Wednesday, September 3, 2008

Window on Eurasia: High Rates of Incarceration Shaping Russian Life and Moscow’s Image Abroad

Paul Goble

Vienna, September 3 – Nearly 25 percent of Russian men have passed through their country’s prison system at some point in their lives, an enormous share of the total and a group whose experiences are shaping Russian society, politics, and even the country’s image in foreign capitals, according to a retired Supreme Court justice.
In yesterday’s “Rossiiskaya gazeta,” Vladimir Radchenko provided extensive data to support his argument that the percentage of Russians who are in or who have passed through what he calls “our ‘prison population’” has reached a critical level in terms of its impact on the broader society (rg.ru/2008/09/02/radchenko.html).
The impact of those who returned from the GULAG in the 1950s has received a great deal of attention, but that of those who were convicted or jailed at the end of the Soviet period or since 1991 has received less, Radchenko notes. But he points out that the numbers in each case are large and current judicial arrangements suggest the numbers and impact are on thel increase.
Between 1992 and 2007, more than 15 million citizens of the Russian Federation were convicted in criminal cases, and five million of them served time in the country’s prisons or camps, figures that constitute more than 10 percent and three percent of the population respectively.
These figures represent a huge jump from the late Soviet period, Radchenko points out. Between 1987 and 1991, statistics show, only 2.5 million Russians were convicted, a figure almost 50 percent lower per year than in the post-Soviet Russian Federation, although higher than the immediately preceding period because of a tightening of republic legal codes.
At present, the jurist continues, Russian society is being flooded with those – one quarter of the adult male population – who now have “a jail education” either in Soviet or Russian penal institutions. Not only does this show that draconian laws do not cut crime – indeed, they may result in more crimes being registered – but it points to other developments as well.
Radchenko focuses on the first of these consequences and urges both a revision in the country’s criminal code to reduce the number of those convicted incarcerated and to improve the ways in which the penal system prepares those it is about to release for re-entry into the larger society.
But others are highlighting Radchenko’s argument about the impact of such massive prison experience in Russian society and are extending it as well.
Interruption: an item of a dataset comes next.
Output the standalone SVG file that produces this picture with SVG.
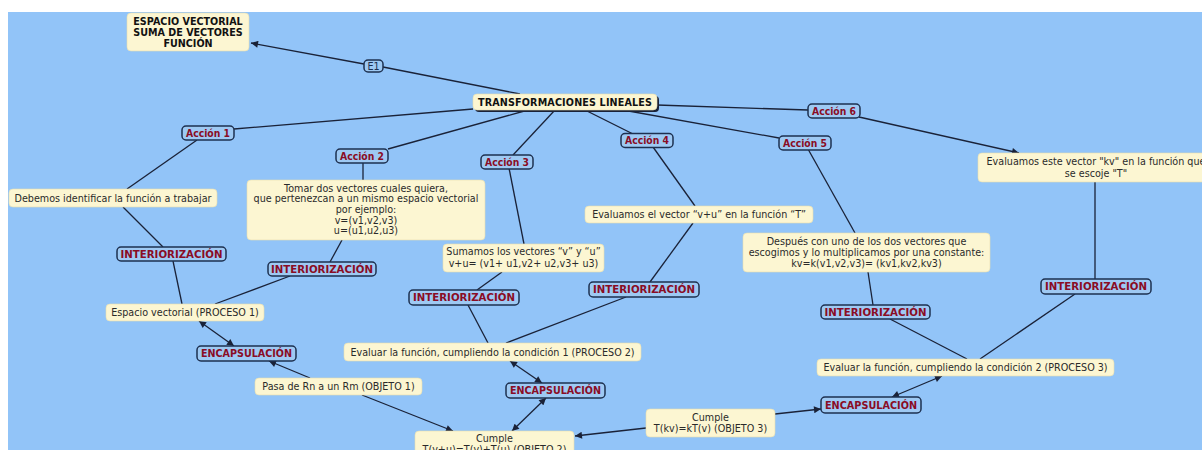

In a commentary on the Sobkorr.ru portal yesterday, Yuri Gladysh notes that such experience is leading to “the criminalization of Russian society” (www.sobkorr.ru/news/48BD279FBE652.html).
Not only are prisons and camps leading their graduates to commit more crimes, he writes, but the release and return of those who have served time “is contributing to the rapid transformation of the country into an enormous ‘zone,’ with all the ensuring consequences” that are increasingly on public view.
Ever more widely are individual Russians and Russian leaders using “criminal terminology,” the former because so many of them have experience with the prison system and the latter because this allows them to portray themselves as being close to the people. Vladimir Putin’s comments about the Chechens in 2000 and the Georgians now are classic examples.
But that is far from the worst consequence of former prisoners on Russian society, Gladysh insists. On the one hand, their attitudes are having a rapid and large impact on the values of that society, undermining much of the “social-cultural” foundation on which Russian society has rested “for several centuries.
And on the other, the criminalization of Russia, especially as it has affected the actions and statements of Russian leaders, has now had a serious impact on the image of Russia abroad, both among its competitors and more recently among its supposed closest friends, an impact that is reducing Moscow’s influence.
That has become especially obvious during the Georgian crisis, the Sobkorr.ru commentator says. And it can be clearly seen in the ways Russian leaders have talked and acted over the last few weeks and Moscow propagandists have regularly accused the West of wanting to act as “international gendarmes.”
“But how could it be otherwise?” Gladysh asks rhetorically and with obvious bitterness. “After all, when they are confronted by hooligans, law-abiding citizens usually call the police. That is a completely natural reaction.”